Almost Like Being In Love - Steve Kluger

Ladymol's review:

This was an unexpectedly delightful book. It’s rather clever, written entirely in swapping first person points of view, as diaries, emails, letters and articles tell the love story of Travis and Craig. Meeting at school, their love hits them like most adolescent love—all-consuming—except that they are both boys, and that adds a poignancy and longing that would have been easily resolved in a heterosexual relationship.

From the first kiss, we are transported twenty years later when they’ve gone their separate ways, the memories of that first fleeting love dim and distant. Travis has become a popular, iconoclastic history professor. Craig has become a civil-rights lawyer. 

One day, whilst trying to propose to the new love of his life, Travis hears “their song”: the song Craig and he fell in love to. Suddenly, he remembers that Craig was to be the one for life, and he sets out on a mission to find him.

The story is delightful. I especially liked the voices of the straight friends and family that make an appearance, telling the boys’ story with great wit.  Particularly clever, I thought, was Gordo, Travis’s best friend. Gordo is a screenwriter who owes a great script to his agent. He is so bemused by Travis’s quest to find Craig, that he sketches this out as an idea and sends it off. Every so often, he’s able to add instalments as Travis progresses on his quest. His agent adores the premise and is desperate to know the end of the story, and by this time, of course, so are we! I had to restrain myself from peeking to see how this worked out. I thought I had it sussed a number of times and was wrong-footed.

The book is very American, and many (most) (all) of the baseball references lost me entirely. I also didn’t get the show references. However, none of that mattered. I was reading Craig’s thoughts or Travis’s thoughts, and that’s all that counted.

Do give this book a go. It made me smile and laugh and re-read it the minute I’d finished it! Highly recommended.


Cerisaye's Review:

First love is always perfect- but it never lasts.  That’s what makes it perfect.  We all know that, but do we believe it?  Isn’t there a small corner of our hearts that’ll always belong to the special someone with whom we shared a first kiss?  And sometimes don’t miracles happen?  If something is meant to be, then sooner or later, it will.  Or so my romantic soul likes to think. 

I’ve read too many books lately where the unexpected happens and I’m plunged from elation to despair.  Romances where there are no happy endings.  I’m told this is a characteristic of gay fiction, rooted in personal unhappiness, and general disapproval.  But it can get a bit much.  It’s why both Lady M and I seized Dakota & Bennie and Rezo & Gage with the greedy hunger of deprivation.  We wanted more.

This is a story of lost love.  Boy meets boy when they’re both 17 at a New York prep school. They fall for each other, hard.  After one delicious summer exploring love, they go to college on opposite sides of the country, one to USC the other to Harvard, a temporary separation that turns permanent.  20 years on, one wakes up and realises what he’s done.  He puts his whole life on hold and sets out to track down the lover he allowed to get away.  The boyfriend against whom all others have been measured and found wanting.

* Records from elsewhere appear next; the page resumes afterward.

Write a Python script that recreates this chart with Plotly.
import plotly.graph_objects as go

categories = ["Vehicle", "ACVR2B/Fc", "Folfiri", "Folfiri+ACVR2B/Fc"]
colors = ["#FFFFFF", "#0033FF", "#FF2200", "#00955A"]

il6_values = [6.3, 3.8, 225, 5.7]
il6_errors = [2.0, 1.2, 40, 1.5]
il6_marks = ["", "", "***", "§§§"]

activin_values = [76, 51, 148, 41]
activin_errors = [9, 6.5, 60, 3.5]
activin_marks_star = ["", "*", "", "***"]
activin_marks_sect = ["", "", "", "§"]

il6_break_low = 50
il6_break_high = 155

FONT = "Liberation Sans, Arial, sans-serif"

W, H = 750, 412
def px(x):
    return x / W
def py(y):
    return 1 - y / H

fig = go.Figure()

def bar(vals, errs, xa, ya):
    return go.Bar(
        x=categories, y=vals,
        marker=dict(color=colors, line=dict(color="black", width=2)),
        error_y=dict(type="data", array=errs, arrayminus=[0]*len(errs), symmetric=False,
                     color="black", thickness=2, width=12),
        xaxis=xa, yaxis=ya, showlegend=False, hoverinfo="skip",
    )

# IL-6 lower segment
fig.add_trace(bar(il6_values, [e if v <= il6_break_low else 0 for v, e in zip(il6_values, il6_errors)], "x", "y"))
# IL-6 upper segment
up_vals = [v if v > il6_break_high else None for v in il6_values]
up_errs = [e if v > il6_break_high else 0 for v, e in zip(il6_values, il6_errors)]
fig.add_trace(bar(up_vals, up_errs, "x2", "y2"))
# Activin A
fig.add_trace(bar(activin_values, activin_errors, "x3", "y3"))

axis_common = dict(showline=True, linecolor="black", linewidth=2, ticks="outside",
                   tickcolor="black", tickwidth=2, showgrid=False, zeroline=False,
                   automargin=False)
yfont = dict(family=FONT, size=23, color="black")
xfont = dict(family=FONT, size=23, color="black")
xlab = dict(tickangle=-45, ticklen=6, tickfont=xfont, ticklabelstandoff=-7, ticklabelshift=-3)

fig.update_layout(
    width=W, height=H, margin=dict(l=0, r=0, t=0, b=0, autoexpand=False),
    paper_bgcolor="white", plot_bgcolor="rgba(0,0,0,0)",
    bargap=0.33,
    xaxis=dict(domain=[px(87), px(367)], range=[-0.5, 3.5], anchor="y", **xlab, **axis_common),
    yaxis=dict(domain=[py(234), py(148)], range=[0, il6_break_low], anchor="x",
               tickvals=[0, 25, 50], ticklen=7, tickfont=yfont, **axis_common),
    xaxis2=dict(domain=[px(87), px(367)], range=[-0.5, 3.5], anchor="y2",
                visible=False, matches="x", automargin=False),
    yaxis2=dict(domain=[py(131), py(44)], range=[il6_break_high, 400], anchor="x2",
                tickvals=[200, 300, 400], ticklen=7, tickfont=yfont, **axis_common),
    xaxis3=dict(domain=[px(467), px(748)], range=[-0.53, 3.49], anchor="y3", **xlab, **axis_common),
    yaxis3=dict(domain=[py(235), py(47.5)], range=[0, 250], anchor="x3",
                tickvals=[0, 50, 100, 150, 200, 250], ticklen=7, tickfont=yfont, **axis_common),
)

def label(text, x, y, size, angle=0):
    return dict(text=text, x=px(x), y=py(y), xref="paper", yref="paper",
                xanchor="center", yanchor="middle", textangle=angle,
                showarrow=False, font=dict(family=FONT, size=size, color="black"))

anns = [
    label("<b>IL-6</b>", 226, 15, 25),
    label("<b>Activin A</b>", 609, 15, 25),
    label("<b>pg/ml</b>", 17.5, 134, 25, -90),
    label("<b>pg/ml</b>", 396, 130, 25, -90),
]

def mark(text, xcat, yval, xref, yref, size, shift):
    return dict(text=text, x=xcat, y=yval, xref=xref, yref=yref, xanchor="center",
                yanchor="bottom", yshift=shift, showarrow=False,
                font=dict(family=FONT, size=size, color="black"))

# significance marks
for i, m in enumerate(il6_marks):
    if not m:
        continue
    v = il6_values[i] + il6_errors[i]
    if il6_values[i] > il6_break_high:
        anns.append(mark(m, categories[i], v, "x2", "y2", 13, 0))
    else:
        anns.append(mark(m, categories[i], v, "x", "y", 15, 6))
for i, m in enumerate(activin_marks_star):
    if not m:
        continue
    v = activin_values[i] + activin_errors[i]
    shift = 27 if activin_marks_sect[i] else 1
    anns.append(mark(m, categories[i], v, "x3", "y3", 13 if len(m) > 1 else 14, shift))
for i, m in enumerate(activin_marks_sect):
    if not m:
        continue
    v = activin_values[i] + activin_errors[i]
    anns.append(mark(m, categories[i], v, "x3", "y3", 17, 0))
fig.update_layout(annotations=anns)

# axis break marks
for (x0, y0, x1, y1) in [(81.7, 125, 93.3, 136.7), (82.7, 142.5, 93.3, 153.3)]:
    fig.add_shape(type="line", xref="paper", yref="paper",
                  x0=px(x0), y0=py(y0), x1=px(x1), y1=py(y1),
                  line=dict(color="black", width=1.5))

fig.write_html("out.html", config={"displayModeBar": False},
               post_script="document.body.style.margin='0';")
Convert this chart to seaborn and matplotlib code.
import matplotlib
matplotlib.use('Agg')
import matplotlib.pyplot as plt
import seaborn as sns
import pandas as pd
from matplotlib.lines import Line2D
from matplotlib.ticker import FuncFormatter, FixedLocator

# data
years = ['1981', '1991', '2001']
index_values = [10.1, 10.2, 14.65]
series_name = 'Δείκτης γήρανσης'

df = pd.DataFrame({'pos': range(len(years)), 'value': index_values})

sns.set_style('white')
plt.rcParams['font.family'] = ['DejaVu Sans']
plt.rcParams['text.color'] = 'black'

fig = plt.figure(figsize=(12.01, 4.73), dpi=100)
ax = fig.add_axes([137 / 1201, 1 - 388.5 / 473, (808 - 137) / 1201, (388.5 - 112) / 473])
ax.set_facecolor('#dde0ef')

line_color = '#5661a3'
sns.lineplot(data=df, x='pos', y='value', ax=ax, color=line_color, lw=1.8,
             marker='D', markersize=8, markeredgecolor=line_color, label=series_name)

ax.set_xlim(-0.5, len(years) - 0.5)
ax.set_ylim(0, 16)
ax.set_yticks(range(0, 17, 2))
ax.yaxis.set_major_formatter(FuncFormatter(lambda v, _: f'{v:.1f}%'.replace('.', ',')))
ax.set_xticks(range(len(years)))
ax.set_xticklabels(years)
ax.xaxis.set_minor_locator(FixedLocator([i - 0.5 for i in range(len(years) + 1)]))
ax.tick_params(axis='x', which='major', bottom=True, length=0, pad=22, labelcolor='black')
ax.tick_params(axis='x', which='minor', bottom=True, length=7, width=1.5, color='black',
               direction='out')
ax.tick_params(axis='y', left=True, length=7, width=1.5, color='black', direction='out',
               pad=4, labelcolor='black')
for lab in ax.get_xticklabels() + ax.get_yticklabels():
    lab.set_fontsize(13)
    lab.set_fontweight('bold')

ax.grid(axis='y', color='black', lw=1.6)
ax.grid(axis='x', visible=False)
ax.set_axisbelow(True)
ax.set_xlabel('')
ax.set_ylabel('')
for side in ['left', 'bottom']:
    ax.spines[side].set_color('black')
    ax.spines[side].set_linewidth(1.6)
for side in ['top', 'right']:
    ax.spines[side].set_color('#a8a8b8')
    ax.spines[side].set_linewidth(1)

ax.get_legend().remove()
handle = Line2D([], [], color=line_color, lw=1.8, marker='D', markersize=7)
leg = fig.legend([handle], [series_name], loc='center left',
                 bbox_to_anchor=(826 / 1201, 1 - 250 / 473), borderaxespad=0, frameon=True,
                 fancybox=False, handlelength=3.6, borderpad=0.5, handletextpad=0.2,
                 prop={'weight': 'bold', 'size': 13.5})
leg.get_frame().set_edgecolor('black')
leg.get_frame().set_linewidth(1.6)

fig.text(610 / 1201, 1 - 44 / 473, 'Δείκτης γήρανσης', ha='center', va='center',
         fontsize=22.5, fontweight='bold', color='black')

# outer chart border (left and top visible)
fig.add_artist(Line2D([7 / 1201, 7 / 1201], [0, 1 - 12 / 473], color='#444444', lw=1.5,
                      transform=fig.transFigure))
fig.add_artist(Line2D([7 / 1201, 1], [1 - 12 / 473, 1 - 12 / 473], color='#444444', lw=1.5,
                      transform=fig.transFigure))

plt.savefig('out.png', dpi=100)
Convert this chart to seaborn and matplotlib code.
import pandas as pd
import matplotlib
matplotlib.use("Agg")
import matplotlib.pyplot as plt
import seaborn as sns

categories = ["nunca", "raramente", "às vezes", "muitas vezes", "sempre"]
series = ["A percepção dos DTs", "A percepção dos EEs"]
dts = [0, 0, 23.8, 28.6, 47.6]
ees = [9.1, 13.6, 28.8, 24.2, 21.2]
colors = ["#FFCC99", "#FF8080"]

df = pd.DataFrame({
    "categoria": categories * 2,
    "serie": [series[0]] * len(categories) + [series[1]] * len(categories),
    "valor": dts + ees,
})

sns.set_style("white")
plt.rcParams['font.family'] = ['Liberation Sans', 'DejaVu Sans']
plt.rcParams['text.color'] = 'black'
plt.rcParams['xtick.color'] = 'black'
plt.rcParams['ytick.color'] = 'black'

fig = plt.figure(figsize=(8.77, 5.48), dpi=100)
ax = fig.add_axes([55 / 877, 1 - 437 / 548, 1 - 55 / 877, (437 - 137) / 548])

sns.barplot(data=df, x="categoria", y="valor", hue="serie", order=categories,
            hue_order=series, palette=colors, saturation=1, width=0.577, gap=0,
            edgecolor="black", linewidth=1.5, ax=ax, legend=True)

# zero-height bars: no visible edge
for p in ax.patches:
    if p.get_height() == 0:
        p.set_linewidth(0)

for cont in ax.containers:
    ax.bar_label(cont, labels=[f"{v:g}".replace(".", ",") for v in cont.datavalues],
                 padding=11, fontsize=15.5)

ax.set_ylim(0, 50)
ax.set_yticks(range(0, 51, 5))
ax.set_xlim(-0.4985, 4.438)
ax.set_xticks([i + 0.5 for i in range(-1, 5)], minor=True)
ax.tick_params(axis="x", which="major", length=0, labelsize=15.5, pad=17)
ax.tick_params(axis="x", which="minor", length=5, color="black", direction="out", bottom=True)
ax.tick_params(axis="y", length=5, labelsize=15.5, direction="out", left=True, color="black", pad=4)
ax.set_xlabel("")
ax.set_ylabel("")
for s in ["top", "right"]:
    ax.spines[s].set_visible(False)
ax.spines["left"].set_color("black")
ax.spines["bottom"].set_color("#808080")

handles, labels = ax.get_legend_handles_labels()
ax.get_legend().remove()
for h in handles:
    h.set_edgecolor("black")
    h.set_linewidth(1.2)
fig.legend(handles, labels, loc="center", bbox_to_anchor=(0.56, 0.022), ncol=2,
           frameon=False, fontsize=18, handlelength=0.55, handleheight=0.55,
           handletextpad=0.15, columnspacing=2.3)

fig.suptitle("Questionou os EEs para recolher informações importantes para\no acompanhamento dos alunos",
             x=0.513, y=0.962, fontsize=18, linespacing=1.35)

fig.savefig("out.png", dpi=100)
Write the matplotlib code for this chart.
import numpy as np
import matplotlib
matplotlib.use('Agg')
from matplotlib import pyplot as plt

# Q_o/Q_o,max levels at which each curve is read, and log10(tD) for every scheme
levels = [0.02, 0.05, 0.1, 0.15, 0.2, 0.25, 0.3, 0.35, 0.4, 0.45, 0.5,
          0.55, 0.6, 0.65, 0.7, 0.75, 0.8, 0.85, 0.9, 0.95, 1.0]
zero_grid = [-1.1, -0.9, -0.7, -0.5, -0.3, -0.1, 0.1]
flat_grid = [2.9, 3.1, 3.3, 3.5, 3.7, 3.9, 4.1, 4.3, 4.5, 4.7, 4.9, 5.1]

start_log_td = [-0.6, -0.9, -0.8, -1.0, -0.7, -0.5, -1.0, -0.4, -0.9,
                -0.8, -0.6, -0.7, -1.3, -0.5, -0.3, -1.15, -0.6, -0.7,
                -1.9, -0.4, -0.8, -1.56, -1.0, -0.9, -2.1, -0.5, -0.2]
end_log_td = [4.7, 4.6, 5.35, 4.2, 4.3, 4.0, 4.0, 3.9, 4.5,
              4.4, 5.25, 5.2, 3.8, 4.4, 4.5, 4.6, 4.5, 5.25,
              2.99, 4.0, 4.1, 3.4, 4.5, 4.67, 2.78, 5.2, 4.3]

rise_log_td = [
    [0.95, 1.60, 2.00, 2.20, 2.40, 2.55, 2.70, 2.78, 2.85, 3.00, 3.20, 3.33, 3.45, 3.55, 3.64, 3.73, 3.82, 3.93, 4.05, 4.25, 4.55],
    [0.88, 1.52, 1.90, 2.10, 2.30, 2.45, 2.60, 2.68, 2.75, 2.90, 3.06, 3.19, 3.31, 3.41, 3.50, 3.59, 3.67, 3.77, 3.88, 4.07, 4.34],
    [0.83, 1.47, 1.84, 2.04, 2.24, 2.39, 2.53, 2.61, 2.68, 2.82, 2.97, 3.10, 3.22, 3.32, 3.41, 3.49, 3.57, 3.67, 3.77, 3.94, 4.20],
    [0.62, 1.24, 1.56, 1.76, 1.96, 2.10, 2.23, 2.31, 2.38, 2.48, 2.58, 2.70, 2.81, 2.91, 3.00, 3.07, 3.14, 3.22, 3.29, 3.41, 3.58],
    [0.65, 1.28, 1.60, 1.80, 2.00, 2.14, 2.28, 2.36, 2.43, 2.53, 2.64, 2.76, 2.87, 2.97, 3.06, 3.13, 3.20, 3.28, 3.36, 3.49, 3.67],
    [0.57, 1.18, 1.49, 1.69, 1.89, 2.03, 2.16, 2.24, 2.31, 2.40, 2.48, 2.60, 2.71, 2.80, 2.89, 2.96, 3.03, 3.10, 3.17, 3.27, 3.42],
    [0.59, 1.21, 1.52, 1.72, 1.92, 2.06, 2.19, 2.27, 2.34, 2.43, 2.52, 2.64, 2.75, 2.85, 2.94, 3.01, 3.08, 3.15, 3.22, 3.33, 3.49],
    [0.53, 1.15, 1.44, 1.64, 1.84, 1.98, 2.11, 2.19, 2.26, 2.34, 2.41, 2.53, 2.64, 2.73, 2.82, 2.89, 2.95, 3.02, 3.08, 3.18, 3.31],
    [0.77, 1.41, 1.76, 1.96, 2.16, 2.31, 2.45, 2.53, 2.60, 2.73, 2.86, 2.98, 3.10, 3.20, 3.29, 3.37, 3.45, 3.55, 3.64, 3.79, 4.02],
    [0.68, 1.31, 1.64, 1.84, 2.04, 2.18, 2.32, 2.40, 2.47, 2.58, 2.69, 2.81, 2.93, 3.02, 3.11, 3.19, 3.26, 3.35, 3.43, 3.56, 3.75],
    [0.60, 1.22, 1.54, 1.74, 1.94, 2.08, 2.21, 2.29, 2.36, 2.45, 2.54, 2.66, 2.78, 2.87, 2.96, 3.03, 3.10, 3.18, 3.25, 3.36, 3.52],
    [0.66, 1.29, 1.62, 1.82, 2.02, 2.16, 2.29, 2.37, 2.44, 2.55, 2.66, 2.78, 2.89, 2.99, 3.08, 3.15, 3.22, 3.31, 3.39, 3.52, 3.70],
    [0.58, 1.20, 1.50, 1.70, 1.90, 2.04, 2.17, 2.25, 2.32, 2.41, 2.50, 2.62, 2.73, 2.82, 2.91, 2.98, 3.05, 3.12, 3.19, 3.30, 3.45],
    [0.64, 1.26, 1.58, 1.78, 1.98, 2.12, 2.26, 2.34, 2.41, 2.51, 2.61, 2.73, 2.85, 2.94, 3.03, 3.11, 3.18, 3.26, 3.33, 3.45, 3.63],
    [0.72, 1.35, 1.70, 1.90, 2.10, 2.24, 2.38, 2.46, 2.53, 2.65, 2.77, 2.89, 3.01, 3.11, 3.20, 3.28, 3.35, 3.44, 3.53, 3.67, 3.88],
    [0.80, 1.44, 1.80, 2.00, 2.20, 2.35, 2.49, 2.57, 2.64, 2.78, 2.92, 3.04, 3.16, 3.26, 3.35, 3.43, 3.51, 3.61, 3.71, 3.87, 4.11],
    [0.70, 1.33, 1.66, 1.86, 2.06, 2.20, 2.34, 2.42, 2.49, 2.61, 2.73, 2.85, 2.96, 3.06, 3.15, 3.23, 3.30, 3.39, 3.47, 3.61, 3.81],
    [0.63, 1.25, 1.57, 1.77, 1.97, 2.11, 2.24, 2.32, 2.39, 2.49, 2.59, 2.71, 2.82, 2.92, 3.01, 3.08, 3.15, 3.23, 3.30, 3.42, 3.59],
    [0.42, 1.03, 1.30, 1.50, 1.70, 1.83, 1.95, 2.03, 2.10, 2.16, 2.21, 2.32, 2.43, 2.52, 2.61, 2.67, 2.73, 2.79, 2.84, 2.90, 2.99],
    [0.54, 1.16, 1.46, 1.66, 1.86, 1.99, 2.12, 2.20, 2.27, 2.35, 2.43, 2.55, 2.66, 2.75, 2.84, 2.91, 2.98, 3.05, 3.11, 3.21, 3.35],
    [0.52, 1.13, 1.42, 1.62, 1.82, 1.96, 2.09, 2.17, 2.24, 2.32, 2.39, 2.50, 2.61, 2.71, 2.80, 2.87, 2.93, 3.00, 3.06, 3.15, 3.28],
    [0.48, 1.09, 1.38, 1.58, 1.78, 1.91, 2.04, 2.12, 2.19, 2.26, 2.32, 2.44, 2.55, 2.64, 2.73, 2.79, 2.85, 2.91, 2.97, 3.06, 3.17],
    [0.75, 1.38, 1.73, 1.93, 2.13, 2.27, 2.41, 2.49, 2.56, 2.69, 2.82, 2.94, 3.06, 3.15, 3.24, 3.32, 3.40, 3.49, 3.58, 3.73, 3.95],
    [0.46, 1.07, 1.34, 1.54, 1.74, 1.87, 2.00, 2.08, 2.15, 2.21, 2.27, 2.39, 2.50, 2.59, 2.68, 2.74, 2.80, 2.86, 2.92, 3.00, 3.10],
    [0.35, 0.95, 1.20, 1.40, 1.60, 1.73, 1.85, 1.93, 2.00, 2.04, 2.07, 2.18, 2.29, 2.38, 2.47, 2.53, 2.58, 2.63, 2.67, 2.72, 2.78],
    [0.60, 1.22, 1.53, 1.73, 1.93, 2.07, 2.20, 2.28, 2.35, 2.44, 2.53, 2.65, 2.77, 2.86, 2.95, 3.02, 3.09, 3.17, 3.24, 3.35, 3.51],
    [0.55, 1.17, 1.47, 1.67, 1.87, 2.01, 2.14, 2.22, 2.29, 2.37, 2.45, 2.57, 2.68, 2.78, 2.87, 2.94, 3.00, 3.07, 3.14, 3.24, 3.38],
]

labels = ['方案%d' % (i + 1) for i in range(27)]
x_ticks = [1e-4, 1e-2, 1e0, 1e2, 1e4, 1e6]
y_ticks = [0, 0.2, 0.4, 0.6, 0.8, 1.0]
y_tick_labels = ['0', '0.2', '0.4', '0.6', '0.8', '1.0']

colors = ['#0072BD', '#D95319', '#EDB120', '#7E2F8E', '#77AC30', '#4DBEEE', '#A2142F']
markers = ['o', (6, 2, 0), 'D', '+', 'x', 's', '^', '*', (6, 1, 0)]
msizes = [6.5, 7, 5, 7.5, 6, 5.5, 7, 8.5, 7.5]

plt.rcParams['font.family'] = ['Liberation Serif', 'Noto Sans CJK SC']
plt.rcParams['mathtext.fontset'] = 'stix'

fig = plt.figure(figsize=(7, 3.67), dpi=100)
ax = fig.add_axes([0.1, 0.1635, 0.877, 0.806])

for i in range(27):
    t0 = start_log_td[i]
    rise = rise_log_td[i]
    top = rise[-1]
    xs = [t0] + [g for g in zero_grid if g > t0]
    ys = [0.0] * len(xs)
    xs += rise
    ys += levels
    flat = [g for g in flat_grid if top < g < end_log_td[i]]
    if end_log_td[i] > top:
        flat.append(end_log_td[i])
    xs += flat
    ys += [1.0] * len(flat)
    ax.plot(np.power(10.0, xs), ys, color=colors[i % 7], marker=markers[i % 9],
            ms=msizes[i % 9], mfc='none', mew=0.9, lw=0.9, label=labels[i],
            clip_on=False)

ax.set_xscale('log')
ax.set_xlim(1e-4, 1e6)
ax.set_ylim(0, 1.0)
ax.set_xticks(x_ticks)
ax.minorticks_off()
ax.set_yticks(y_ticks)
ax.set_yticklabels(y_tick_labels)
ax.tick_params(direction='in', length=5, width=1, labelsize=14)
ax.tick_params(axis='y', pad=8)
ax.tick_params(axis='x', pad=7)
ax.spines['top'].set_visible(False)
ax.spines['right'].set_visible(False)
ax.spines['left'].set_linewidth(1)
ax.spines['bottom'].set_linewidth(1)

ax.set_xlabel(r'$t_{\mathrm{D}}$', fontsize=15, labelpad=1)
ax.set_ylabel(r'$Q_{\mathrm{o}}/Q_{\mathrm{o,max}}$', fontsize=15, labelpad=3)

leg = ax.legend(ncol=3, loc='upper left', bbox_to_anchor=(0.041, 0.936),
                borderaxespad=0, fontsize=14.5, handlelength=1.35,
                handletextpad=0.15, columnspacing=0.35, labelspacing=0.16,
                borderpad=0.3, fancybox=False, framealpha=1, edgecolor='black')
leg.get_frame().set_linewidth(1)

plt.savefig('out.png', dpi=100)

Opposites attract:  Craig was a typical jock, Travis a nerd fixated on MGM musicals and gutsy Broadway stars.  Together they discovered sex but it was always more than that.  Inseparable best friends, Travis awakened Craig, made him see, made him care;  Craig saved Travis from absolute invisibility, enabled him to shine. 

The story is told with a mixture of narrative, letters, faxes, clippings, notes, etc.  It’s clever and witty and very well done.  We meet the boys in 1978 then flash forward twenty years.  Travis is a professor at USC, American History, with added baseball- this is the obsessive who memorised a sports encyclopaedia for love.   He lives with straight friend, Gordo, a screenwriter.  Travis has had a succession of boyfriends but he’s still looking for love.  Craig is a successful lawyer working in the field of equal rights.  He has a hunky boyfriend, Clayton.  Together 12 years, they’re thinking about getting married.

I read this magical novel in one long late night sitting.  It made me laugh a lot, and it made me cry.  Everyone around Travis falls in love as though he sprinkles fairy dust.  There’s a sweet het romance between Gordo and AJ, a fiesty woman Travis meets when he goes on the road to find Craig.  A guy who gives Travis a lift finds his former high school sweetheart.  The big question, unanswered to the end, is whether Travis will find Craig and rekindle passion and companionship.  It’s nail-bitingly tense and very fraught. 

More than it seems, the novel examines relationships and how they work.  How do you know when you meet Mr. (or Mrs.) Right?  Love is complicated.  In all its manifestations.  Travis and Craig have friends who love them.  A side plot involves a child custody case that broadens the story to family love.  But it comes down to Travis and Craig.  Will they/won’t they?  And what about Clayton?  Sometimes you just have to follow your heart.  You will not be disappointed.  Highly recommended.